→ **Your instructions**
Copy out the lines that have "with" in them.
*** Extracted information ***
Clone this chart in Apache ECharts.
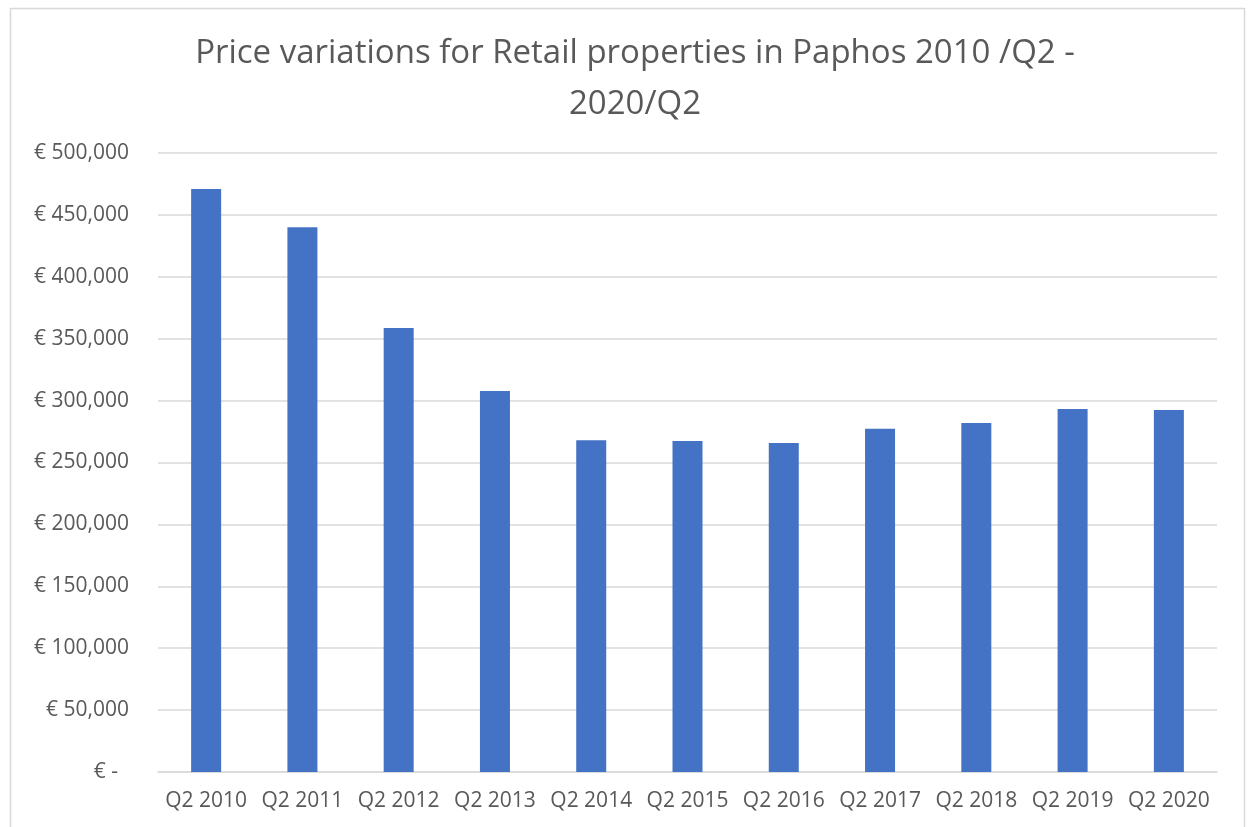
***
*** Extracted information ***
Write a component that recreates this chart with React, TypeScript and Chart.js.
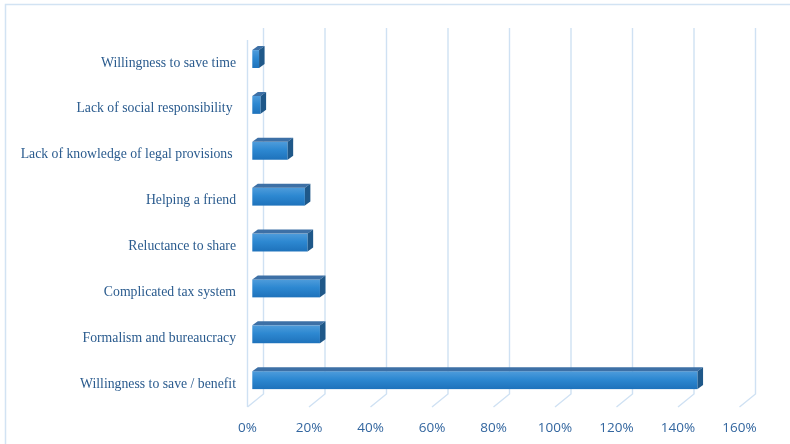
***
*** Extracted information ***
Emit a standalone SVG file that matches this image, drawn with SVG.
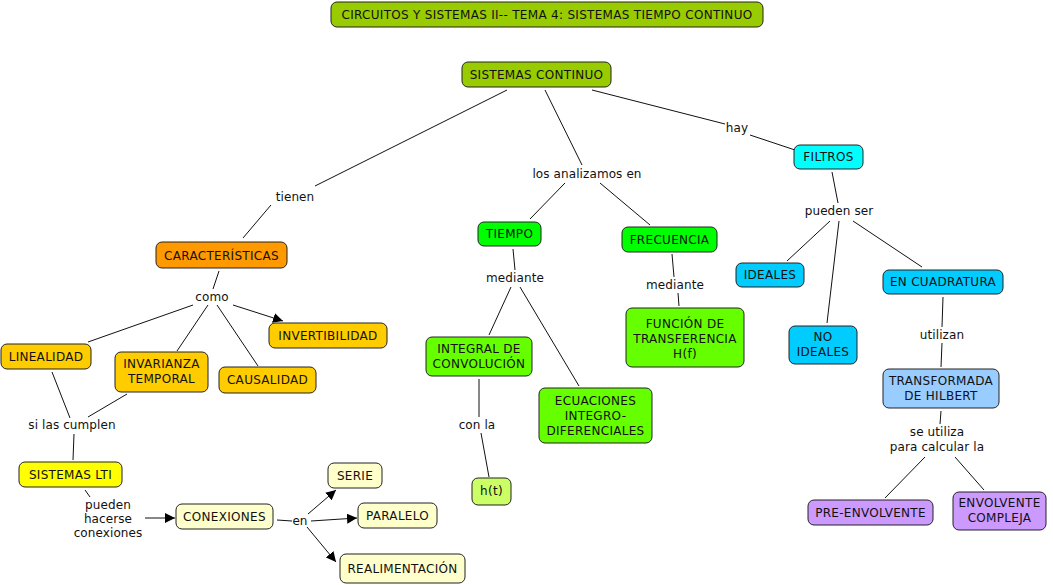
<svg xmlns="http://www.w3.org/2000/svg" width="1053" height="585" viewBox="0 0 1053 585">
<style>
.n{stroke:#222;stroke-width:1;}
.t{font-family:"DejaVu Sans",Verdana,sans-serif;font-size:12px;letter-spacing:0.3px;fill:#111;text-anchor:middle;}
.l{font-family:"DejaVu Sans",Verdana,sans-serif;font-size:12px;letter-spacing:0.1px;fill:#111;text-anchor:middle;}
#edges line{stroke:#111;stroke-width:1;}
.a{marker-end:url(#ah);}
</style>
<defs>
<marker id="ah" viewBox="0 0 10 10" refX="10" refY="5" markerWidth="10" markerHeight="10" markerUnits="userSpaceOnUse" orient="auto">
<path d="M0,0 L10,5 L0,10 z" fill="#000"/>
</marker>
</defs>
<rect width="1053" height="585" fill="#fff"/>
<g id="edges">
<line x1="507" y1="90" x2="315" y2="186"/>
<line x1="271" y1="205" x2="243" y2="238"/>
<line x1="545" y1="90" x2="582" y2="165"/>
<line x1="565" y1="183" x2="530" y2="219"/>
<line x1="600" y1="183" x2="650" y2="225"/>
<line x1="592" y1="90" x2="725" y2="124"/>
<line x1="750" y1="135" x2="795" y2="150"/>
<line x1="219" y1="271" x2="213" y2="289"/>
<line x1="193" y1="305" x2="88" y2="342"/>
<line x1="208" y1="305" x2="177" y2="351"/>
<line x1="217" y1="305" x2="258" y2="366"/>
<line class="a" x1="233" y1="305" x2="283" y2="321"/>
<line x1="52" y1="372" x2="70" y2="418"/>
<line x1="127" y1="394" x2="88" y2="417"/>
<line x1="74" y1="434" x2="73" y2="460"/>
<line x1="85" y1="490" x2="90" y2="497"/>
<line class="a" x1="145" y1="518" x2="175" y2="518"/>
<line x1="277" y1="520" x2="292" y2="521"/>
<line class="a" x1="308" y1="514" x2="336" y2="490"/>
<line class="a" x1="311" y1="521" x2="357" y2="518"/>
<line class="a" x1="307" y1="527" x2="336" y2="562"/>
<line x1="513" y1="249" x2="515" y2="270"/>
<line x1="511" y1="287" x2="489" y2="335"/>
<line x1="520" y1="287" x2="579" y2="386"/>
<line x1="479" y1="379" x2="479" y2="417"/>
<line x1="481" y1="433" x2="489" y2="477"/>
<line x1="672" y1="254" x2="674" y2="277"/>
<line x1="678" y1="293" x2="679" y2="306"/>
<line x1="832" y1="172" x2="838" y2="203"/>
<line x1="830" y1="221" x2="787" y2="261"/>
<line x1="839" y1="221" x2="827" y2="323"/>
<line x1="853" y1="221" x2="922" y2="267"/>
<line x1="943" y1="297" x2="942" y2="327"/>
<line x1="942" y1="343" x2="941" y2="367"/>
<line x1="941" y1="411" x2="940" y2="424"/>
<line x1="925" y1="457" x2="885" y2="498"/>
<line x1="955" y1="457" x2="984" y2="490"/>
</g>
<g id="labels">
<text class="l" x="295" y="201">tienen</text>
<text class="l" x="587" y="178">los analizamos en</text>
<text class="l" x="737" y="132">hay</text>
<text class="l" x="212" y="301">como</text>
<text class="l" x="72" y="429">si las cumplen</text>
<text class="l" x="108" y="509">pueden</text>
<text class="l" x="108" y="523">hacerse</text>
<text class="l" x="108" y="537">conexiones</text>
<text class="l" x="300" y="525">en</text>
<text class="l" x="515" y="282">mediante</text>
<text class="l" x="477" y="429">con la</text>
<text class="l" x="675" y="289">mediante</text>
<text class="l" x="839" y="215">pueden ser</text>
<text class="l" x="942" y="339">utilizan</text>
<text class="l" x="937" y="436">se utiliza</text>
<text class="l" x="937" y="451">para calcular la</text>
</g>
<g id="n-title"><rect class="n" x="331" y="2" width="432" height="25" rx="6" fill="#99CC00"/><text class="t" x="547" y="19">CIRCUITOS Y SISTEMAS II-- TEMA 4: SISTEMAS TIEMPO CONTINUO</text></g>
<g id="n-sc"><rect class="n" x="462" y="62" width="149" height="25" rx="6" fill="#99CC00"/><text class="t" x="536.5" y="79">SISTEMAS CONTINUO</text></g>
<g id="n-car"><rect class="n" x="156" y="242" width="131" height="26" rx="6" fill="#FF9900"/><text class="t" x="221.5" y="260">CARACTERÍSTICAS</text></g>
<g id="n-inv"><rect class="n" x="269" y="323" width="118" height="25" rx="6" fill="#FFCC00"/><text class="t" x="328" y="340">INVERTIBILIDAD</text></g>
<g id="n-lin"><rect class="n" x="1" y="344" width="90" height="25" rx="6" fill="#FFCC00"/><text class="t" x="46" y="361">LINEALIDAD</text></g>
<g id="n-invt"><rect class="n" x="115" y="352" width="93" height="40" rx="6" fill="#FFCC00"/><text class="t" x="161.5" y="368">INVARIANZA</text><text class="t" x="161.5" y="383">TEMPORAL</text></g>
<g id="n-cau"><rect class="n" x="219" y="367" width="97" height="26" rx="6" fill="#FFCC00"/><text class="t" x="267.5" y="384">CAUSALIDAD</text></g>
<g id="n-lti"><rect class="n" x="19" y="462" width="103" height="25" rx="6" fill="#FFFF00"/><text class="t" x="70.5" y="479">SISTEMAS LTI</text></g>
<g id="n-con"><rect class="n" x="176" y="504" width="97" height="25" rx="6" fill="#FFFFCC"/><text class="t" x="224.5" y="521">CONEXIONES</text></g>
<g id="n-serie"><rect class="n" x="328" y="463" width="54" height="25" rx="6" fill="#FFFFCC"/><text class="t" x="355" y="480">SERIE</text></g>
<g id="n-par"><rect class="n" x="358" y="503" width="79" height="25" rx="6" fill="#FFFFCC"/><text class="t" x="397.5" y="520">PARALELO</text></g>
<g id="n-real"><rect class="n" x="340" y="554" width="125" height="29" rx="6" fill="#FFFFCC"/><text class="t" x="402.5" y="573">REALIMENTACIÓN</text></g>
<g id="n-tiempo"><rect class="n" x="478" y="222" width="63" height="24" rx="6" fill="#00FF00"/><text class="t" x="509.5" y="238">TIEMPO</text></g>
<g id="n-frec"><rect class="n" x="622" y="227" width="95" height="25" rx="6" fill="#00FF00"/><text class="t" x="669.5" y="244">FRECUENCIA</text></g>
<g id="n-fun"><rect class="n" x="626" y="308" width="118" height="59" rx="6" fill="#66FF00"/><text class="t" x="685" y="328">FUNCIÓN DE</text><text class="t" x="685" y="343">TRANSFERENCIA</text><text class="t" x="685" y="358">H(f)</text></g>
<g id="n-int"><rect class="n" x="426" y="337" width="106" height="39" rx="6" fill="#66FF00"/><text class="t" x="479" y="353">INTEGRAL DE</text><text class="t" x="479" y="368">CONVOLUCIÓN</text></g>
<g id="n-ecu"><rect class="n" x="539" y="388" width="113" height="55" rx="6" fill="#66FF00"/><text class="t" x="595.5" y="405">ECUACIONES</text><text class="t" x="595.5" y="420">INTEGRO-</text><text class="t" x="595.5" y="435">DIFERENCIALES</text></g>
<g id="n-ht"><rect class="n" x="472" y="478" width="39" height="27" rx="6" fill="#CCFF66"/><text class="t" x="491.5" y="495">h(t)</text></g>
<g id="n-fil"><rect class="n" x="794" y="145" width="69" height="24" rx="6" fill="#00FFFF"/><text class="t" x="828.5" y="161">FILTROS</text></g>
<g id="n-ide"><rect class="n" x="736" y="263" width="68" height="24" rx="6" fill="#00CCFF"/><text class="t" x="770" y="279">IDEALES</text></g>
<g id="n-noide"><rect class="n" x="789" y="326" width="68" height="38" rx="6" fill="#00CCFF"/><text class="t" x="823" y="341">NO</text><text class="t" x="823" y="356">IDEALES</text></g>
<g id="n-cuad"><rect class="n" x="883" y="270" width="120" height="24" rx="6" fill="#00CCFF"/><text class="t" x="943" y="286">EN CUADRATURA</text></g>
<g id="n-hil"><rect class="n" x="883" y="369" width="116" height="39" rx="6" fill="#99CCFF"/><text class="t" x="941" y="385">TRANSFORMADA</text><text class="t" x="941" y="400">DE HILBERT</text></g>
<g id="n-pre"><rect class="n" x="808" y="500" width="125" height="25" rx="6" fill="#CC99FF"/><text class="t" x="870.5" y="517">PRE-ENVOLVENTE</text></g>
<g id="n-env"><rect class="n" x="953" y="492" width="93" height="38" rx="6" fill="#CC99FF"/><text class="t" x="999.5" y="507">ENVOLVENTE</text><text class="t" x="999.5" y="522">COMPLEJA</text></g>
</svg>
***
→ **Result below**
Write a component that recreates this chart with React, TypeScript and Chart.js.
Emit a standalone SVG file that matches this image, drawn with SVG.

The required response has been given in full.